His participation in the competition made the budding photojournalist realize how he enjoyed using his camera to make connections between humanity and the environment. It was this realization that would bring Dharshie back home—both literally and figuratively— to nature. He returned to Kakamega to visit his grandmother, where he would revisit the trails of his youth, now heavily deforested. This was where he would capture the boy drinking from the puddle.

In 2019, the iconic photo entitled “A young boy drinks dirty water in Kakamega, Kenya” would earn Dharshie the Chartered Institute of Water and Environmental Management (CIWEM) Environmental Photographer of the Year Award in the category, Water, Equality and Sustainability— which was announced at the UN Climate Summit in New York. As the recipient of a major award in one of the most important global environmental photography competitions, Dharshie would be featured in the Guardian, the Sun, National Geographic-NatGeo and the New York Times

NYT
, among others.

Life experiences, a superior talent and that one photo— all borne in Kakamega—would soon begin to open doors, providing Dharshie with opportunities to share environmental and humanitarian stories in Kenya and elsewhere— stories of a life with which he was all too familiar.

Residencies, commissions, and government projects would follow, many depicting the impact of food and water insecurity and deforestation on rural lives in his native Kenya and neighboring countries such as Tanzania, Uganda, Ethiopia, Eritrea, Somalia and Djibouti.

“I’ve been trying to educate people… trying to wake the world up. These are not problems of the past. Hunger… deforestation… water scarcity… children drinking from contaminated water sources… These are all hardships that continue to be the reality of many people today. Without the necessary improvement of livelihoods, these problems will continue well into the future,” he says.

Dharshie would soon begin to extend his scope, exploring issues pertaining to women and girls in his native country.

One of his most poignant commissions in this field was under the guidance of Dr. Josephine Kulea of the Samburu Girls Foundation, (SGF) a Kenyan non-profit that focuses on rescuing girls from child-marriage, beading and female genital mutilation. During this commission, he documented the impact of the foundation’s work on more than 1,000 girls in Samburu and the neighboring counties of Marsabit, Laikipia and Isiolo in Northern Kenya.

Dharshie would also explore the impact of climate change and deforestation on local communities, depicting the inter-relationship of humans with an environment that is being placed under increasing pressure.

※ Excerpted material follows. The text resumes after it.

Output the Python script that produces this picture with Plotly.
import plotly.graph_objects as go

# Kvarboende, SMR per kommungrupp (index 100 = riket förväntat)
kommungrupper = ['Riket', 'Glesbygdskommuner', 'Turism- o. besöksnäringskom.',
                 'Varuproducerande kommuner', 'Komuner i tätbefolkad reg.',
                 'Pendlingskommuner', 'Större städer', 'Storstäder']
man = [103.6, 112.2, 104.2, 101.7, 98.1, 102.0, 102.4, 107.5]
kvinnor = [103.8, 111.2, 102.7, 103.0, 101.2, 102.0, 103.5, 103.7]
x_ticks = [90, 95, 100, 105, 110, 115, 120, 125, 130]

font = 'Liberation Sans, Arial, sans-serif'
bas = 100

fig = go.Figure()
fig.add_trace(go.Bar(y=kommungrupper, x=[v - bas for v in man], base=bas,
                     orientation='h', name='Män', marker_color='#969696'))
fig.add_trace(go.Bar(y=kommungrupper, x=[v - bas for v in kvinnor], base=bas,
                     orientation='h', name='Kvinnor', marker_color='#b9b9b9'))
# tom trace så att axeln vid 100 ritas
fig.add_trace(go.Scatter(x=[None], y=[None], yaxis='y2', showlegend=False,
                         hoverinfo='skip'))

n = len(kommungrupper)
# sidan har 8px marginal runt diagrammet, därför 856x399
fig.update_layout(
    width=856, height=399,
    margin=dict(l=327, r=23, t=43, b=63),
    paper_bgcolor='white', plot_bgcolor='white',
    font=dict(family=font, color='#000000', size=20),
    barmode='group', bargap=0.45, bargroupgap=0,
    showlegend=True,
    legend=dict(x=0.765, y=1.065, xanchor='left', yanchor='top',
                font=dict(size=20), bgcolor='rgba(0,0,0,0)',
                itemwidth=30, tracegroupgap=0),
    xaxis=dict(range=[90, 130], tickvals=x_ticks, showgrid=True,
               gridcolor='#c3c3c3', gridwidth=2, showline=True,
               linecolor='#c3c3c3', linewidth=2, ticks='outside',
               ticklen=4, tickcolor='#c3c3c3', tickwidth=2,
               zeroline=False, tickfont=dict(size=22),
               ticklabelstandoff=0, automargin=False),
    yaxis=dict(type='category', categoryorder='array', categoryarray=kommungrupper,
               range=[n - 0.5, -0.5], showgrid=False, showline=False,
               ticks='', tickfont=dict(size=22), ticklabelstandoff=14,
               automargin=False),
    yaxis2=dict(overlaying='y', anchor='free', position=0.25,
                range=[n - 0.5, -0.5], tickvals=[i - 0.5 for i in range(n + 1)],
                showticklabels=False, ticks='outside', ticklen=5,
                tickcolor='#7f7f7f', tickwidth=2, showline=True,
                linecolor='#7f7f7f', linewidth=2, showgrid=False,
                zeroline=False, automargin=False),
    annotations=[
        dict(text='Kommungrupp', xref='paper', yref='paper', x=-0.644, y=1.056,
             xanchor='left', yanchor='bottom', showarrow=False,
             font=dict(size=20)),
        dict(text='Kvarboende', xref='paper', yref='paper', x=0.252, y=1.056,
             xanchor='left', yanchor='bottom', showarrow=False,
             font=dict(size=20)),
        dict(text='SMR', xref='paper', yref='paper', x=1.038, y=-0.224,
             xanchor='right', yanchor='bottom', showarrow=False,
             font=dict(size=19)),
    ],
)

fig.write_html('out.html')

In June 2021, he was selected for a residency hosted by Open Eye Gallery in Liverpool England and Kitale Museum in Kenya, to broaden awareness of humanity’s connection to the indigenous forest in northern Rift Valley. The work produced in this residency, exploring the history of the local landscape and the impact of climate change through its trees, is currently being exhibited at Kitale Museum and will appear at the Open Eye Gallery at a future date.

“When I touch a soul that is success to me,” says Dharshie. “I know that I was put here for this purpose, and it means so much to me that people connect with my vision.”

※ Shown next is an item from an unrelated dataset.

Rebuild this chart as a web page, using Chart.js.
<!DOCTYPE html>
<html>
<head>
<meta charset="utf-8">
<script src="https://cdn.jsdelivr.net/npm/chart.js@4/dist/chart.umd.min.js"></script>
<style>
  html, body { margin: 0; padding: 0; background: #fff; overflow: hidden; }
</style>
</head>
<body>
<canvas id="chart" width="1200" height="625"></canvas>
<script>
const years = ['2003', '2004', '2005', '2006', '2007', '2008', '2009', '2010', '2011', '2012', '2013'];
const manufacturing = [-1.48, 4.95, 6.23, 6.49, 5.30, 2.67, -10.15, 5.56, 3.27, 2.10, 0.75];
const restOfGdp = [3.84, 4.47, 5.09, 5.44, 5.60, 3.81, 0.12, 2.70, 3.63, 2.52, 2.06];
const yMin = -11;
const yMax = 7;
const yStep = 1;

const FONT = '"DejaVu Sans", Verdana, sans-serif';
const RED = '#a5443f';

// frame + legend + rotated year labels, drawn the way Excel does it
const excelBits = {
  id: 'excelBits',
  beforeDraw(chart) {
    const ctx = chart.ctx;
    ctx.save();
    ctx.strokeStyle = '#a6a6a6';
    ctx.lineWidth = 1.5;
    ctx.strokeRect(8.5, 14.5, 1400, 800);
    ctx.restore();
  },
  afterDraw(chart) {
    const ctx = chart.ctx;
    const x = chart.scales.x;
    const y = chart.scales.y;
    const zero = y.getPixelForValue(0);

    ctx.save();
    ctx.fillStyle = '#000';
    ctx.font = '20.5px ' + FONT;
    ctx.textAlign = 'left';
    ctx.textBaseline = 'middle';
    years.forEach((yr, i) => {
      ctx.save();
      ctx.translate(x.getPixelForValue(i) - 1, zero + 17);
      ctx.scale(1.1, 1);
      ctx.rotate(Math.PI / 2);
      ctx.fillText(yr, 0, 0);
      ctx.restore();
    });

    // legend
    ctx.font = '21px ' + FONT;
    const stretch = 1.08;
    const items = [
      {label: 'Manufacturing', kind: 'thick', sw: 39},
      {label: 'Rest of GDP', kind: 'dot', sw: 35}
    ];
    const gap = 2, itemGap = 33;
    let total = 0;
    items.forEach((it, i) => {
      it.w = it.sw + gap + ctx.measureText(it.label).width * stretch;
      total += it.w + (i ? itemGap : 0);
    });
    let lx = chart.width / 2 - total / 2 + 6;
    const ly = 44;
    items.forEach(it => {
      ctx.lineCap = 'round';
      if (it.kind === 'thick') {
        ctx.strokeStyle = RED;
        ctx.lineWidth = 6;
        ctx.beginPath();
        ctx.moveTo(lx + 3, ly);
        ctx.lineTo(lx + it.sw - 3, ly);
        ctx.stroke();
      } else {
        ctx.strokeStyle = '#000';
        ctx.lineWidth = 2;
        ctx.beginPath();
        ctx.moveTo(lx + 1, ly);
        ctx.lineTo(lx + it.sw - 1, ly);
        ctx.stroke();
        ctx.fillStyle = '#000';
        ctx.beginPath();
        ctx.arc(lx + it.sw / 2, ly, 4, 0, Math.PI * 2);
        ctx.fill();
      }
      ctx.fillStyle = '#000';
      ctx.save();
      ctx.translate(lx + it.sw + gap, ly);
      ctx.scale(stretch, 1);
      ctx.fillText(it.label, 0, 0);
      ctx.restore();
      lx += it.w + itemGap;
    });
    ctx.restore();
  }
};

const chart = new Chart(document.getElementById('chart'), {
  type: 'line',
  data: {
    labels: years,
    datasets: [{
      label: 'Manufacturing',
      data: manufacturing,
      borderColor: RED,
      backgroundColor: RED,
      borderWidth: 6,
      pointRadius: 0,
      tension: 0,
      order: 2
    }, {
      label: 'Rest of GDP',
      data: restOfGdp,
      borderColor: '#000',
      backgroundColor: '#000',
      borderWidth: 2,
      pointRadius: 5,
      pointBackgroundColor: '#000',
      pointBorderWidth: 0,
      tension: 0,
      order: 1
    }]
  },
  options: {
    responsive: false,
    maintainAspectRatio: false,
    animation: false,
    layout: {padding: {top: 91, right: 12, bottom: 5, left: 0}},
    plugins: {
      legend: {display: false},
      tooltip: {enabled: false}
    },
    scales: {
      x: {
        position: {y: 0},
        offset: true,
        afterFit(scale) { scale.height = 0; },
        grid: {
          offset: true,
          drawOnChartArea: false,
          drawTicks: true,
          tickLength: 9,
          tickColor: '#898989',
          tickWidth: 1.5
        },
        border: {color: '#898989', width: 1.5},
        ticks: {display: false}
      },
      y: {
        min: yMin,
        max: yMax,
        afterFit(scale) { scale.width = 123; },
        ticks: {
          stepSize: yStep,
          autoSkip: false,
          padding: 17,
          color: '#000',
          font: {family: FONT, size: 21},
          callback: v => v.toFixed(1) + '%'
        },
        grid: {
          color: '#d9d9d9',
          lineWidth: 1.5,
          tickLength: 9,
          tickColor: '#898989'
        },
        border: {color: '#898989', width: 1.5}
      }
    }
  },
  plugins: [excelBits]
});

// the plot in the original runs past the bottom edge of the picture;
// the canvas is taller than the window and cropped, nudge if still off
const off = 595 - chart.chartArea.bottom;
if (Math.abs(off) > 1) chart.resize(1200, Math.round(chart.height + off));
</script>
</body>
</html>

In 2021 and again in 2022 Dharshie was asked to join an elite panel of judges for the prestigious Prince Albert II of Monaco Foundation Environmental Photography Award, as the only judge from Africa. He will begin the selection process for the competition later this year.

As a Photojournalist and Documentary Photographer, Frederick Dharshie Wissah has come a long way from humble beginnings as a little boy whose life was shaped by one of the most beautiful forests in the world— a forest that despite its rapid disappearance remains very much alive in his heart.  

“I remember the first time I held a camera in my hands, just about half a decade ago. As a model, I felt that I would resonate more with what was on the other side of the lens. I was right. Having grown up in a modest agricultural community, I knew what it meant to go without food; to go without water. I was fascinated by nature. It was all these emotions that I found a way to communicate through my photography. My camera has literally become like an extension of my soul.”